SUPPLIED DATA »
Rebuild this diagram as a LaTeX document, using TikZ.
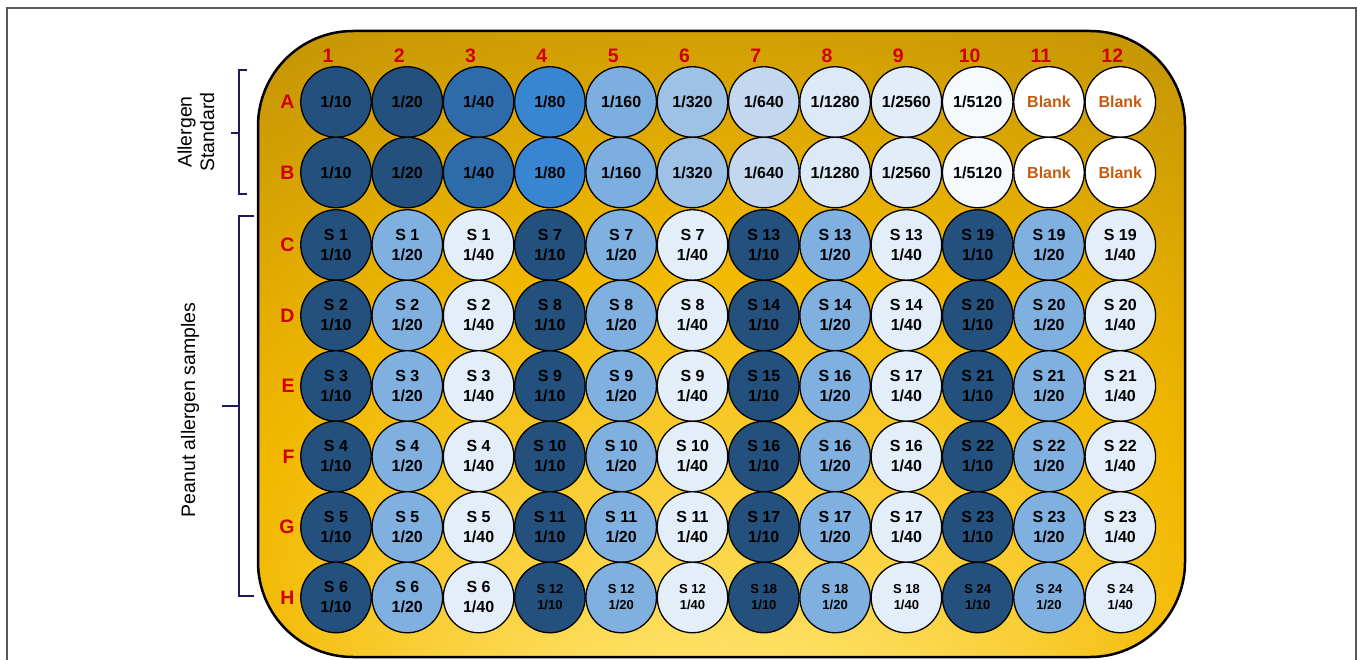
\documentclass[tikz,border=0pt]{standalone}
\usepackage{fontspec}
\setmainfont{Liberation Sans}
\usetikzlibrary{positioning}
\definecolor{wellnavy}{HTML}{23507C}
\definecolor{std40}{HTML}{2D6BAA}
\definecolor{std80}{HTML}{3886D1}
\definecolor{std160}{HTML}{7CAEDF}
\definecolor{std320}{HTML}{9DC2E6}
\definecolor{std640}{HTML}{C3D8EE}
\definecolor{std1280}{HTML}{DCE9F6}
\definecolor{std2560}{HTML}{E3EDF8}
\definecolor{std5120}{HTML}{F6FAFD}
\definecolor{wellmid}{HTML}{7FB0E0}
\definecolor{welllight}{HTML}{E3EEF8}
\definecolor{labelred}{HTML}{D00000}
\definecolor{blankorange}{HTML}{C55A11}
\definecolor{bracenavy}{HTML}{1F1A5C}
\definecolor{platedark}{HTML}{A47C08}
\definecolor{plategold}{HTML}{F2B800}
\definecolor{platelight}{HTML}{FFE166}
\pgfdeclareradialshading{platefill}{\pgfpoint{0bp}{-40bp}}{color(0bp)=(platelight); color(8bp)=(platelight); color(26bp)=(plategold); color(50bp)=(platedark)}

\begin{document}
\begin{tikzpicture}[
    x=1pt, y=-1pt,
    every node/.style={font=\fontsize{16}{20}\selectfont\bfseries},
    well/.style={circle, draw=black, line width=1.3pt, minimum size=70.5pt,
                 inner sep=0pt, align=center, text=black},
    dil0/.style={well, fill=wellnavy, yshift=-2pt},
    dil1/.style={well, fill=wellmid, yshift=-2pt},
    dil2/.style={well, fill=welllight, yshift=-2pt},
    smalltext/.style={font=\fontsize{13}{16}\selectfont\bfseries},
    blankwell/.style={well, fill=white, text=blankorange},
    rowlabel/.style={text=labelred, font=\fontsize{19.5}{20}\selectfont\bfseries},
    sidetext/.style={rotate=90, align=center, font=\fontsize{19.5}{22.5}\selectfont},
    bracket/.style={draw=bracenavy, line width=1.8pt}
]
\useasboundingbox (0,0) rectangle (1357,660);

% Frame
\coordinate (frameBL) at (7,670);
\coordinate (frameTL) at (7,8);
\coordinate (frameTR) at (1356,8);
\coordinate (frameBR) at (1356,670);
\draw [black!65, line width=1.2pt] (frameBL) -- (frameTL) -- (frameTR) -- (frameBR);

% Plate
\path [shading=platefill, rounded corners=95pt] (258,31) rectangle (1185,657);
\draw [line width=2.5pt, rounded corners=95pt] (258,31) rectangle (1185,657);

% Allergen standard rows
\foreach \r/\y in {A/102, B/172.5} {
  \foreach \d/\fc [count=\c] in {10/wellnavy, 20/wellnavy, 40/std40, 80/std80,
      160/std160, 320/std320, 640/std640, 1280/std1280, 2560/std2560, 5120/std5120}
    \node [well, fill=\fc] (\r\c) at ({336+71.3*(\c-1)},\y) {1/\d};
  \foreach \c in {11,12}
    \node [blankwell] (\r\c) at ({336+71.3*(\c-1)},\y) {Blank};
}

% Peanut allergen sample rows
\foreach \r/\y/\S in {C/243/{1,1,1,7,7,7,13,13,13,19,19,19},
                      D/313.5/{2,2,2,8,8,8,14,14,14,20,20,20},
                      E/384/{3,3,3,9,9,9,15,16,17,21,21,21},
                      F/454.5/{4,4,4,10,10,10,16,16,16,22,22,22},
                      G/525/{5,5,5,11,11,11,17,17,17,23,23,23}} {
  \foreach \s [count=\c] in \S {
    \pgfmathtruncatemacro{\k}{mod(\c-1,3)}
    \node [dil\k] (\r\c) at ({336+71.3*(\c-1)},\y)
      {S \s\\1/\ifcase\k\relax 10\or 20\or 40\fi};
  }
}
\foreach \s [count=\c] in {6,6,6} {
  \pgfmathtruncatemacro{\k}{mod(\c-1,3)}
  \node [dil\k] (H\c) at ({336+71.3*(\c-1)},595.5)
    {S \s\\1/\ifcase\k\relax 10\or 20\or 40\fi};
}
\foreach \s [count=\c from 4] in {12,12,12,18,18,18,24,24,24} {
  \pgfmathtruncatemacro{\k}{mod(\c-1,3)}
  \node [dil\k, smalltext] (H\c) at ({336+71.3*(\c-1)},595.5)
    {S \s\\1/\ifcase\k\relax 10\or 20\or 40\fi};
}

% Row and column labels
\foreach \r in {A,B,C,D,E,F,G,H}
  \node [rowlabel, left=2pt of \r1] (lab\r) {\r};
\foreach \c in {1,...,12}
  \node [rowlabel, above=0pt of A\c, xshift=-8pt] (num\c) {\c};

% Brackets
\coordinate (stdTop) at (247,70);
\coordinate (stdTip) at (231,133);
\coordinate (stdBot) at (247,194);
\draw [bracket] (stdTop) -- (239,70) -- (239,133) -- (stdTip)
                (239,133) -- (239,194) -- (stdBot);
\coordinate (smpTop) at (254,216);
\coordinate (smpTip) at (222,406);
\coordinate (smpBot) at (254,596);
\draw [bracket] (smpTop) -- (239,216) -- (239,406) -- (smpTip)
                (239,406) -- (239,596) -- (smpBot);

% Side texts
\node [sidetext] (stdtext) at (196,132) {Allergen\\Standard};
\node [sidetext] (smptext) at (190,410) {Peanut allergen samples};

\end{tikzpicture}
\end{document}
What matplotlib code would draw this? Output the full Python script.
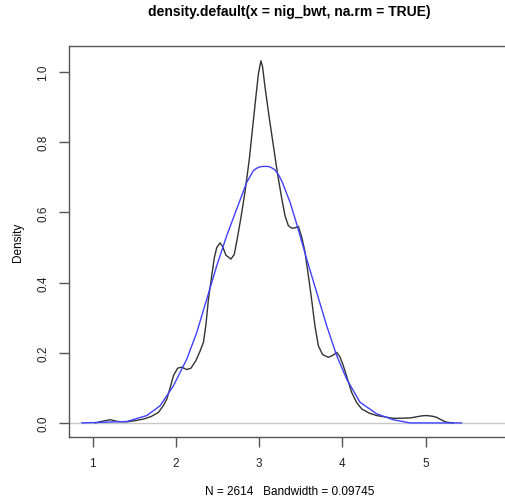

WHAT IS BEING ASKED »
Your task is to pick out every line with the string "this" and copy it.

THE COMPLETED TASK »
Rebuild this diagram as a LaTeX document, using TikZ.
What matplotlib code would draw this? Output the full Python script.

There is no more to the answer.